7yl4r commented 5 years ago

Could the same image have been downloaded twice on consecutive days?

Yes I think this is exactly what happened. @sebastiandig warned me it was likely we would get some duplicates; I just wasn't expecting the files to be different. Since the metadata in the file differs, it is a bit harder to identify duplicates. I am going to move forward with removing the older file if the metadata differs only in this way and the files are the same size. I would like to have a more robust check, but hopefully this will be good enough.

mjm8 commented 5 years ago

Sounds like a good plan.

On Wed, Apr 24, 2019, 10:01 AM Tylar notifications@github.com wrote:

Could the same image have been downloaded twice on consecutive days?
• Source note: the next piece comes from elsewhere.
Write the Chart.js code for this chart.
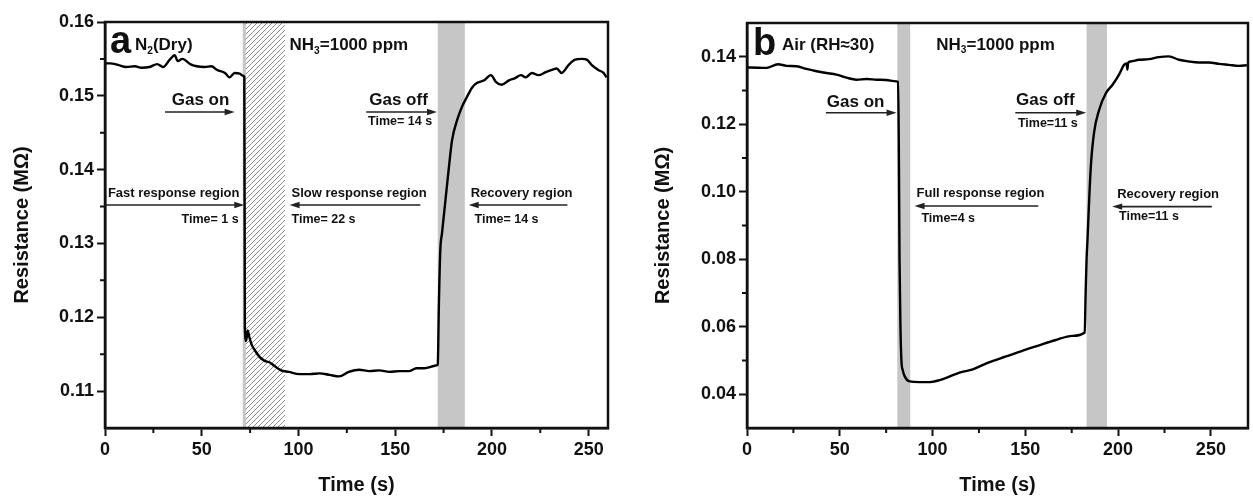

Yes I think this is exactly what happened. @sebastiandig https://github.com/sebastiandig warned me it was likely we would get some duplicates; I just wasn't expecting the files to be different. Since the metadata in the file differs, it is a bit harder to identify duplicates. I am going to move forward with removing the older file if the metadata differs only in this way and the files are the same size. I would like to have a more robust check, but hopefully this will be good enough.

— You are receiving this because you were mentioned. Reply to this email directly, view it on GitHub https://github.com/USF-IMARS/imars-etl/issues/40#issuecomment-486245752, or mute the thread https://github.com/notifications/unsubscribe-auth/AH7I4KDYOI4KHADUHSOE5NTPSBR4BANCNFSM4HAPVWYQ .

7yl4r commented 5 years ago

As of USF-IMARS/imars_dags/7d3d5bfb331bc30401182244537a7b11eb8d5167 the infrastructure to detect these and do something about them should be in place. There were some big changes involved so I am going to let it run on the test server for a while before merging into production and flipping the "actually delete files" switch.